Yesterday in Lifetime sex offender registration might offend Charter I posted about a UK case considering if lifetime sex offender notification requirements offended the human right to privacy.

Jeremy Gans gave me a very nice segue by commenting about the recent Victorian case of WBM v Chief Commissioner of Police [2010] VSC 219. In that case WMB sought:

  1. a declaration that he was not an existing controlled registrable offender and so not a registrable offender
  2. a declaration that sex offender registration was incompatible with the right against arbitrary interference with privacy

He was unsuccessful on both grounds.


The first argument failed on a fairly straight-forward case of statutory interpretation, in the process at [20] helpfully applying R v Bice (2000) 2 VR 364 to affirm that a suspended sentence is not ‘served’ until the suspension period expires (or the sentence is restored and actually served).

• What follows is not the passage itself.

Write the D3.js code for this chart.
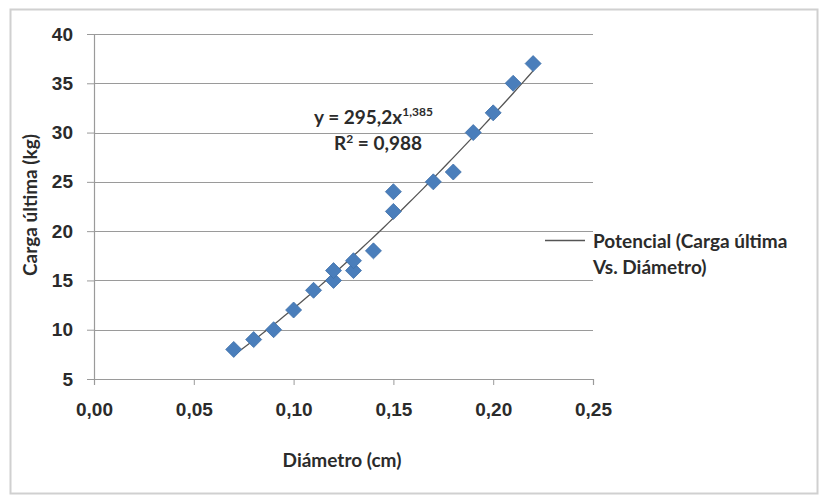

The second argument was rejected on the interpretation of Charter s 13, which provides:

13. Privacy and reputation

A person has the right—

(a) not to have his or her privacy, family, home or correspondence unlawfully or arbitrarily interfered with; and

(b) not to have his or her reputation unlawfully attacked.

Kaye J considered a number of Victorian and international judgments, but held the international cases weren’t terribly helpful because of different constitutional systems in their background, or different statutory schemes. In the end, His Honour concluded sex offender registration wasn’t an arbitrary interference with privacy and dismissed the application.

[57] For the reasons which I have already set out, in my view the adverb “arbitrarily”, in s 13(1) of the Charter, is to be construed in its ordinary English meaning, namely as denoting an interference with the right of privacy which is capricious and not based on any identifiable criterion or criteria.

Although the proportionality-test under Charter s 7(2) was raised, the Court seemed to focus more on the test of arbitrariness under s 13.

It might be that issue could remain to be further explored in future cases. But in any event, as Jeremy pointed out, the right to apply for suspension of reporting obligations under Sex Offenders Registration Act s 39 suggests that F (A Child) v Secretary of State for the Home Department; Thompson v Secretary of State for the Home Department [2010] UKSC 17 might not carry so much weight in Victorian courts.